Sexual dimorphism with its associated internal dispositions appears to have developed a long way back in the story of human evolution, and will probably have a straight-forward neo-Darwinian explanation. After all, for hundreds of thousands of years our ancestors shared the landscape of Africa and then Eurasia and the the American and Australian continents with some pretty dangerous competitors in the game of survival, and did not emerge from all that as winners until comparatively recently; by which I mean the agricultural period beginning in New Guinea around 20,000 years or so ago, and only hitting its stride in the last 5,000 years; which is only yesterday in evolutionary time.
I am really getting sick of the phrasing ‘assigned at birth’ to describe sex. The doctors/midwives/etc aren’t assigning people a sex status arbitrarily, they are observing the anatomy that over 99% of us have unambiguously. Describe, as opposed to prescribe.
Observed at birth. Sounds perfect.
A very obvious taproot of the ‘born in the wrong body’ narrative comes from the observation of homosexual activists that gay people don’t (or at least don’t entirely) elect to be that way, justified with the simple logical exercise that homosexuality has been oppressed with torture and murder and social outcasting for centuries, so if it *were* simply socially-conditioned, it would’ve been eliminated long before now…also, non-human animals exhibit homosexual behaviour, so there you go. This fact became foundational to homosexual activism in the early 20th century, specifically in between the lowpoint of Prop 8 in California and the seminal victories Obergefell v. Hodges and US v. Windsor, which likely will mark the high tide of LGBT progress for decades to come.
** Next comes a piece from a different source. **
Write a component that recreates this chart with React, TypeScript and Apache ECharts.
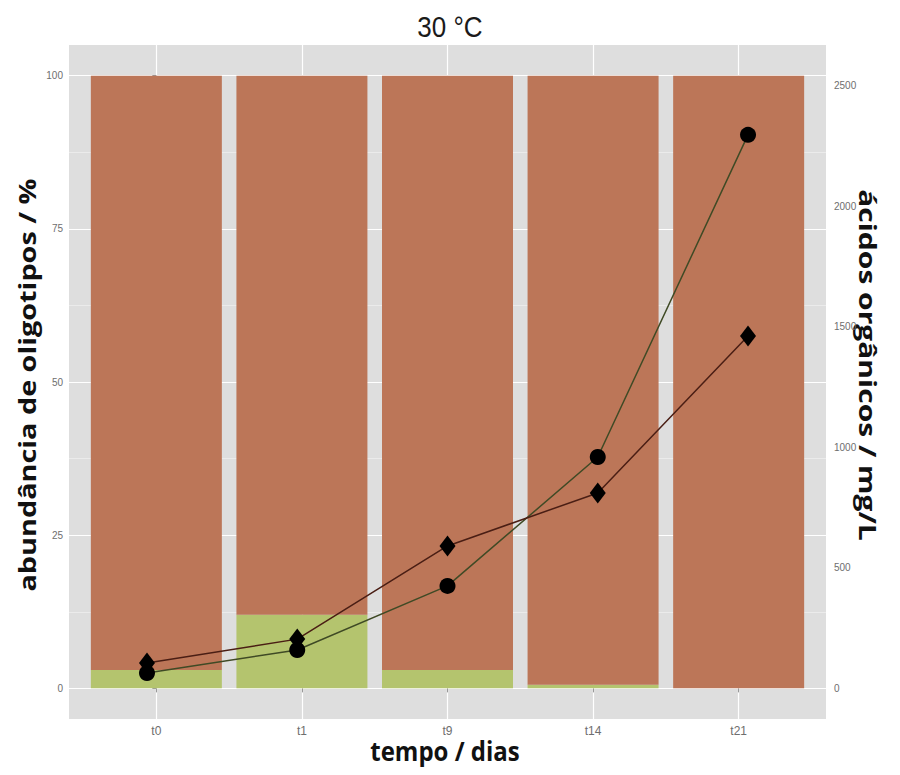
import React, { useEffect, useRef } from "react";
import * as echarts from "echarts";

const categories = ["t0", "t1", "t9", "t14", "t21"];
const greenShare = [3, 12, 3, 0.6, 0];
const brownShare = [97, 88, 97, 99.4, 100];
const acidCircle = [62, 158, 424, 959, 2297];
const acidDiamond = [104, 203, 590, 810, 1462];
const leftTicks = [0, 25, 50, 75, 100];
const leftMinor = [12.5, 37.5, 62.5, 87.5];
const rightTicks = [0, 500, 1000, 1500, 2000, 2500];

export default function App() {
  const ref = useRef<HTMLDivElement>(null);
  useEffect(() => {
    const chart = echarts.init(ref.current!, null, { renderer: "svg" });
    const idx = categories.map((_, i) => i);
    const labelStyle = { color: "#6e6e6e", fontSize: 10, fontFamily: "Liberation Sans" };
    const boldFont = "bold 24px 'Open Sans'";
    chart.setOption({
      animation: false,
      backgroundColor: "#ffffff",
      grid: {
        left: 69,
        right: 74,
        top: 45,
        bottom: 56,
        show: true,
        backgroundColor: "#DEDEDE",
        borderWidth: 0,
      },
      xAxis: [
        {
          type: "value",
          min: -0.6,
          max: 4.6,
          axisLine: { show: false },
          axisTick: { show: true, customValues: idx, length: 4, lineStyle: { color: "#999" } },
          axisLabel: {
            customValues: idx,
            formatter: (v: number) => categories[Math.round(v)],
            ...labelStyle,
            fontSize: 12,
            margin: 6,
          },
          splitLine: { show: true, lineStyle: { color: "#ffffff", width: 1.2 } },
        },
        { type: "value", min: -0.519, max: 4.519, show: false },
      ],
      yAxis: [
        {
          type: "value",
          min: -5,
          max: 105,
          position: "left",
          axisLine: { show: false },
          axisTick: { show: true, customValues: leftTicks, length: 4, lineStyle: { color: "#999" } },
          axisLabel: { customValues: leftTicks, ...labelStyle, margin: 6 },
          splitLine: { show: true, lineStyle: { color: "#ffffff", width: 1.2 } },
        },
        {
          type: "value",
          min: -128.7,
          max: 2670,
          position: "right",
          axisLine: { show: false },
          axisTick: { show: false, customValues: rightTicks },
          axisLabel: {
            customValues: rightTicks,
            formatter: (v: number) => String(v),
            ...labelStyle,
            margin: 8,
          },
          splitLine: { show: false },
        },
        {
          type: "value",
          min: -5,
          max: 105,
          position: "left",
          axisLine: { show: false },
          axisTick: { show: false, customValues: leftMinor },
          axisLabel: { show: false },
          splitLine: { show: true, lineStyle: { color: "#f4f4f4", width: 0.6 } },
        },
      ],
      series: [
        {
          type: "bar",
          name: "green",
          xAxisIndex: 0,
          yAxisIndex: 0,
          stack: "share",
          barWidth: 131,
          encode: { x: 1, y: 0 },
          data: greenShare.map((v, i) => [v, i]),
          itemStyle: { color: "#B4C46E" },
          silent: true,
        },
        {
          type: "bar",
          name: "brown",
          xAxisIndex: 0,
          yAxisIndex: 0,
          stack: "share",
          barWidth: 131,
          encode: { x: 1, y: 0 },
          data: brownShare.map((v, i) => [v, i]),
          itemStyle: { color: "#BC7658" },
          silent: true,
        },
        {
          type: "line",
          name: "circle",
          xAxisIndex: 1,
          yAxisIndex: 1,
          data: acidCircle.map((v, i) => [i, v]),
          symbol: "circle",
          symbolSize: 16,
          itemStyle: { color: "#000000" },
          lineStyle: { color: "#3f4a25", width: 1.5 },
          z: 5,
          silent: true,
        },
        {
          type: "line",
          name: "diamond",
          xAxisIndex: 1,
          yAxisIndex: 1,
          data: acidDiamond.map((v, i) => [i, v]),
          symbol: "diamond",
          symbolSize: [16, 21],
          itemStyle: { color: "#000000" },
          lineStyle: { color: "#4a1e14", width: 1.5 },
          z: 6,
          silent: true,
        },
      ],
      graphic: [
        {
          type: "text",
          x: 450,
          y: 27,
          scaleY: 1.15,
          style: {
            text: "30 °C",
            font: "26px 'Liberation Sans'",
            fill: "#1a1a1a",
            align: "center",
            verticalAlign: "middle",
          },
        },
        {
          type: "text",
          x: 27,
          y: 385,
          rotation: Math.PI / 2,
          scaleX: 1.2,
          style: {
            text: "abundância de oligotipos / %",
            font: boldFont,
            fill: "#111",
            align: "center",
            verticalAlign: "middle",
          },
        },
        {
          type: "text",
          x: 868,
          y: 365,
          rotation: -Math.PI / 2,
          scaleX: 1.25,
          style: {
            text: "ácidos orgânicos / mg/L",
            font: boldFont,
            fill: "#111",
            align: "center",
            verticalAlign: "middle",
          },
        },
        {
          type: "text",
          x: 445,
          y: 751,
          scaleY: 1.1,
          style: {
            text: "tempo / dias",
            font: boldFont,
            fill: "#111",
            align: "center",
            verticalAlign: "middle",
          },
        },
      ],
    });
    return () => chart.dispose();
  }, []);
  return (
    <div
      ref={ref}
      style={{ position: "absolute", left: 0, top: 0, width: 900, height: 775 }}
    />
  );
}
Trans activists have absorbed–some might even say appropriated–this logic wholesale, to the point now that they can cheerfully accuse lesbians of bigotry for averring the chance to have sex with a male-bodied person, all the while failing to recognise the irony and hypocrisy of such a stance. (And it’s somehow always *lesbians* that get the accusation tossed around, even though there are plenty of gay men who similarly decline to have sex with trans men).
In my opinion, and in my experience, sexuality is quite fluid and adaptable, and there are quite a lot more implicitly-bisexual people who’ve been socially conditioned into heterosexuality than there are entirely-straight or entirely-gay people. Seeing them (or, rather, us, since I count myself among this group) ignored (or erased?) during the late aughts and early teens was disquieting, but I never in a million years imagined people would take the ‘born-this-way’ narrative and run with it to the extent of reifying gender and yelling at women while feeling smugly progressive.
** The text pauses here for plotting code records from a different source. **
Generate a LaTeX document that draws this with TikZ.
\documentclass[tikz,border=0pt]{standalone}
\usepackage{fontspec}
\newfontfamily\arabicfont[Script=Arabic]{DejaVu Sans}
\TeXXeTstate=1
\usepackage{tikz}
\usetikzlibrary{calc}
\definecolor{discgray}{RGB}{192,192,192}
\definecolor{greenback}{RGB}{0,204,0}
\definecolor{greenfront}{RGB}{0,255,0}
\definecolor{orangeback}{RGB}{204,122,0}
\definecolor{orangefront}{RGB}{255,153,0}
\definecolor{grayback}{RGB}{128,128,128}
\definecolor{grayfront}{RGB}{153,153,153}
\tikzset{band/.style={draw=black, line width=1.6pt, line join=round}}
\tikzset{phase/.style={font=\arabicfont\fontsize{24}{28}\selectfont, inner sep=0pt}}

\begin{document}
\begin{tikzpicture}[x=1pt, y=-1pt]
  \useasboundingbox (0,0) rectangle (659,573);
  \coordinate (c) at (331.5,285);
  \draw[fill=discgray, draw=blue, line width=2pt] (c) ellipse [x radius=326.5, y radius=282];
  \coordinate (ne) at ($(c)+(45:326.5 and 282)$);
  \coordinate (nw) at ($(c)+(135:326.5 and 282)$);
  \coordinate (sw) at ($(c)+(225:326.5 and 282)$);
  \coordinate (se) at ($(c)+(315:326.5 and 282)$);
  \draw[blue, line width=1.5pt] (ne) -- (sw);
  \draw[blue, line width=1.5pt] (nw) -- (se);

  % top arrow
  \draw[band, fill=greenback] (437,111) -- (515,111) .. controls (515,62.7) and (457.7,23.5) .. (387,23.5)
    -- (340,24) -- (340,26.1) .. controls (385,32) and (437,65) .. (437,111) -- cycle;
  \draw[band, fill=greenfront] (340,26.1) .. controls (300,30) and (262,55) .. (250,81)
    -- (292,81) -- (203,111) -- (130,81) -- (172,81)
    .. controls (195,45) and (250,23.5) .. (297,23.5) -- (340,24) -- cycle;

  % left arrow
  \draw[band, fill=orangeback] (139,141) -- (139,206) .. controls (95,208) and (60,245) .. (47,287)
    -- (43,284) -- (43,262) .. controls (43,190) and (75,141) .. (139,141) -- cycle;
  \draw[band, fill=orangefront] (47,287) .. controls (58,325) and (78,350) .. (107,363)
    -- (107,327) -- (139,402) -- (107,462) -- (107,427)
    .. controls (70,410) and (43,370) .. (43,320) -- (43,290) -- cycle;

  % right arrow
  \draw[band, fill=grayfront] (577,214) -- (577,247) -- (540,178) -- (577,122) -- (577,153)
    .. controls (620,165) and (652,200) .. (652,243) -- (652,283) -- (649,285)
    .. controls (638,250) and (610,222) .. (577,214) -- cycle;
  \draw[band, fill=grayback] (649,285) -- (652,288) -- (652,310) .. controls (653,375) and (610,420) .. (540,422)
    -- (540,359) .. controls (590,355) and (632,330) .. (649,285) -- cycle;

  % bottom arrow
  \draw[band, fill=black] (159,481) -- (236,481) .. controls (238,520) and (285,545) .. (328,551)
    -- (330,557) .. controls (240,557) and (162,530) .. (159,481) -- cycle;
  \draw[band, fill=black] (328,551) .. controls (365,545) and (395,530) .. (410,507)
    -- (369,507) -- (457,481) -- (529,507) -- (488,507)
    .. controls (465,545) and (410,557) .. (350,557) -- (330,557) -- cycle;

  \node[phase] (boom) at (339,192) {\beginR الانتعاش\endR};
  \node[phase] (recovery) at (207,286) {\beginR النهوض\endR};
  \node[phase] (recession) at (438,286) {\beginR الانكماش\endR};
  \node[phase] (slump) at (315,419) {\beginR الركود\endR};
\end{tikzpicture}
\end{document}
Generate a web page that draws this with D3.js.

Trans people obviously exist, and transness isn’t simply a fashion, in an analogous way to homosexuals in a deeply homophobic world. But I fear we’re trying to take all the wrong lessons from the watershed of gay rights in the last decade, and rather than building a freer world where people can be authentically themselves, we’re simply giving people more rigid boxes they can try to force themselves into.
Oddly, humans have LESS pronounced sexual dimorphism than any other primate.
You can’t argue infinite ‘fluidity’ and infinite ‘innateitude’ in the same breath…unless you’re a Woman Erasing Radical Trans-activist.
That’s not quite right. Gibbons and siamangs for instance have such unpronounced sexual dimorphism that you can’t tell which is which from any distance. They’re the same size, the same build, same strength and dexterity, etc. I think there are probably some monkeys like that too, though I don’t know for sure. (I’ve worked around gibbons and siamangs.)